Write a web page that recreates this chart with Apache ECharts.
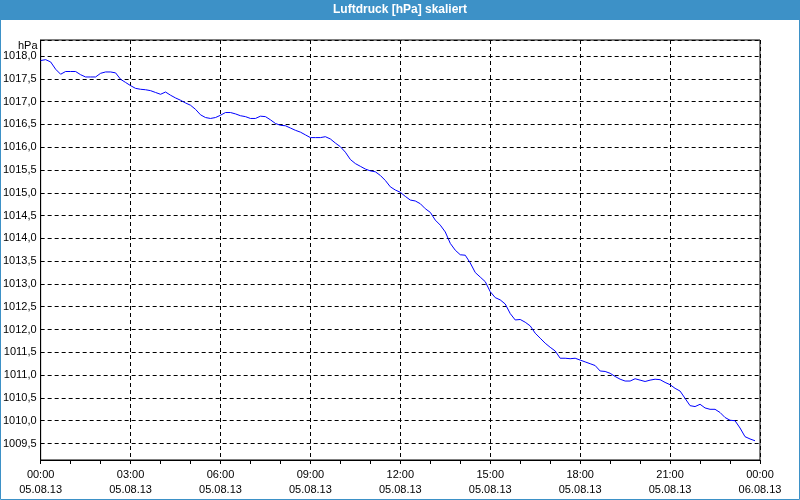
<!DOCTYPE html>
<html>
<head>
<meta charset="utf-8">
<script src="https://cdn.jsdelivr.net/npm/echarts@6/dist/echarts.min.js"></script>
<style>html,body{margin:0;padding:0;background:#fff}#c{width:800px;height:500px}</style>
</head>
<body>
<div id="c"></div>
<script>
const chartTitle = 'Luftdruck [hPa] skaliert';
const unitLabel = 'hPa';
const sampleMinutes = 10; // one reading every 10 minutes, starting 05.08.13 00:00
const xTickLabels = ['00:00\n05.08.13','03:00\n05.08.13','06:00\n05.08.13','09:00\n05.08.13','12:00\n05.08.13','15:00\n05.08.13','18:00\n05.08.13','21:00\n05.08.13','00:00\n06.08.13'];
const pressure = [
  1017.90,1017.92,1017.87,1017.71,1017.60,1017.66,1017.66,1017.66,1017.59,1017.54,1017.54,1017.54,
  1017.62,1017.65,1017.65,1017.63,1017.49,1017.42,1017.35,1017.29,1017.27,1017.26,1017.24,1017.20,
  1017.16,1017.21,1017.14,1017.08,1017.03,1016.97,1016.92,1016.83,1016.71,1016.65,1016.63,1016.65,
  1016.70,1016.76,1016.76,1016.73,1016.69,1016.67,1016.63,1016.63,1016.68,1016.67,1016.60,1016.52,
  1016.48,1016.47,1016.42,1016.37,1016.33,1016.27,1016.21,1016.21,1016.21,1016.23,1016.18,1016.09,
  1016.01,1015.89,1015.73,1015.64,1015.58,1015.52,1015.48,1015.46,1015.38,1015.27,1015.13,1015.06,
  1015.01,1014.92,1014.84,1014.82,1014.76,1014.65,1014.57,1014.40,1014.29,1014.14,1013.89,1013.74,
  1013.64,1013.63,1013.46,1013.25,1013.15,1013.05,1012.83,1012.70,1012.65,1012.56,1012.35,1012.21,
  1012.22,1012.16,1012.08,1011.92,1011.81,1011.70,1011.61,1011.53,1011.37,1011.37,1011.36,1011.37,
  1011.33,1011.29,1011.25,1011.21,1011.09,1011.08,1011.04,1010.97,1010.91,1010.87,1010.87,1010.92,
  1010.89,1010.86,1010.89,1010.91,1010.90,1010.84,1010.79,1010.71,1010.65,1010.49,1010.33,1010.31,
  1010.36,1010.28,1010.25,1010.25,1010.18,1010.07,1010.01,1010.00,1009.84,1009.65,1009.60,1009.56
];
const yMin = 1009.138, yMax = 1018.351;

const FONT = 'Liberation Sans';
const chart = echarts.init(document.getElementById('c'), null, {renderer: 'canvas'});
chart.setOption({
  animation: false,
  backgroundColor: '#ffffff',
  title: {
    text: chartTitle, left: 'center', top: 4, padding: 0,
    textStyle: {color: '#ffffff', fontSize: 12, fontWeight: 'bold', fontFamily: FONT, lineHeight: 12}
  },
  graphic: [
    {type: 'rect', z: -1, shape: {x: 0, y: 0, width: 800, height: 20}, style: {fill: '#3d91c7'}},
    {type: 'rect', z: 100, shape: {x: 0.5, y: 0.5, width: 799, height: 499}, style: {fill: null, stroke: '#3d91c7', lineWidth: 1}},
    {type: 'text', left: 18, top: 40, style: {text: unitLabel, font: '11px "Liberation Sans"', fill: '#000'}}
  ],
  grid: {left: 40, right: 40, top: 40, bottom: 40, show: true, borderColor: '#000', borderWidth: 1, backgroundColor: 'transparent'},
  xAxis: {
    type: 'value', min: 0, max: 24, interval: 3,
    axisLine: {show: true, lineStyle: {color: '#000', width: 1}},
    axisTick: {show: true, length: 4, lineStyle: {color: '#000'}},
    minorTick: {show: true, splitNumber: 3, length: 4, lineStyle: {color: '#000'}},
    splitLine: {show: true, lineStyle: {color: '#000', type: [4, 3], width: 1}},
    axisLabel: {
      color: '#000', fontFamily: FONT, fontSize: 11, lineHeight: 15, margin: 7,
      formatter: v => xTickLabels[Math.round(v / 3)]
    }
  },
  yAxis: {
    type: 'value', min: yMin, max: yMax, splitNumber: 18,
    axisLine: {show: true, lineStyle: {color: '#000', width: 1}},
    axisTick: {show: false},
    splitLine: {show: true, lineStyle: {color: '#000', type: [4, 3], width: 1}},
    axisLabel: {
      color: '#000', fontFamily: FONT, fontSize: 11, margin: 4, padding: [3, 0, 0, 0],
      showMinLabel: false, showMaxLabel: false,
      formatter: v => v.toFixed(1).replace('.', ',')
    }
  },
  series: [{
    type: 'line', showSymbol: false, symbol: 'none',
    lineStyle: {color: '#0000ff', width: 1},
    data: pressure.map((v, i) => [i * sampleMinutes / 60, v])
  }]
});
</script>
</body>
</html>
-------------------------
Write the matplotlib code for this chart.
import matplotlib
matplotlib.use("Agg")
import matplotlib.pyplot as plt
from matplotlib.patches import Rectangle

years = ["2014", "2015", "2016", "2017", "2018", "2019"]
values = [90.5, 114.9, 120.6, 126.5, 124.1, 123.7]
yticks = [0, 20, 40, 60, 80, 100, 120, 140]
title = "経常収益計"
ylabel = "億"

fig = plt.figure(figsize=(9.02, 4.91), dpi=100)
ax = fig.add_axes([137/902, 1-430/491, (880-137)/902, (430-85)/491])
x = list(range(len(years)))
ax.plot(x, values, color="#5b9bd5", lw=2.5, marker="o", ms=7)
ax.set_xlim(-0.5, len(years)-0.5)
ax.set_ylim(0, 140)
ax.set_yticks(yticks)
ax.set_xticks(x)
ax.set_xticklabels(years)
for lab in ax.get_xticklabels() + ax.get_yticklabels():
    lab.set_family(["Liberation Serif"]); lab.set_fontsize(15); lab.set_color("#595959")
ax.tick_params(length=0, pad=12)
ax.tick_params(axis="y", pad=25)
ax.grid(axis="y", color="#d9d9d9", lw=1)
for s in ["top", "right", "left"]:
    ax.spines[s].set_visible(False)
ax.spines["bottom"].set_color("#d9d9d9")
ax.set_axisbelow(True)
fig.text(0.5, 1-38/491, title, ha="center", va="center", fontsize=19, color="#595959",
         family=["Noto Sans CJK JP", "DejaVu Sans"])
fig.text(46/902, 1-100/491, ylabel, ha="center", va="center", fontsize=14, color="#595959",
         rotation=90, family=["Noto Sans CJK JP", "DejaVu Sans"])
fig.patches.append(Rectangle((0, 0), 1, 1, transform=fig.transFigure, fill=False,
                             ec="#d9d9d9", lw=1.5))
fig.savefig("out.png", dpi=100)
-------------------------
> SHORT PROBLEM: Determine how many of the lines above hold the word "this", and output that number by itself.

> FULL SOLUTION: 2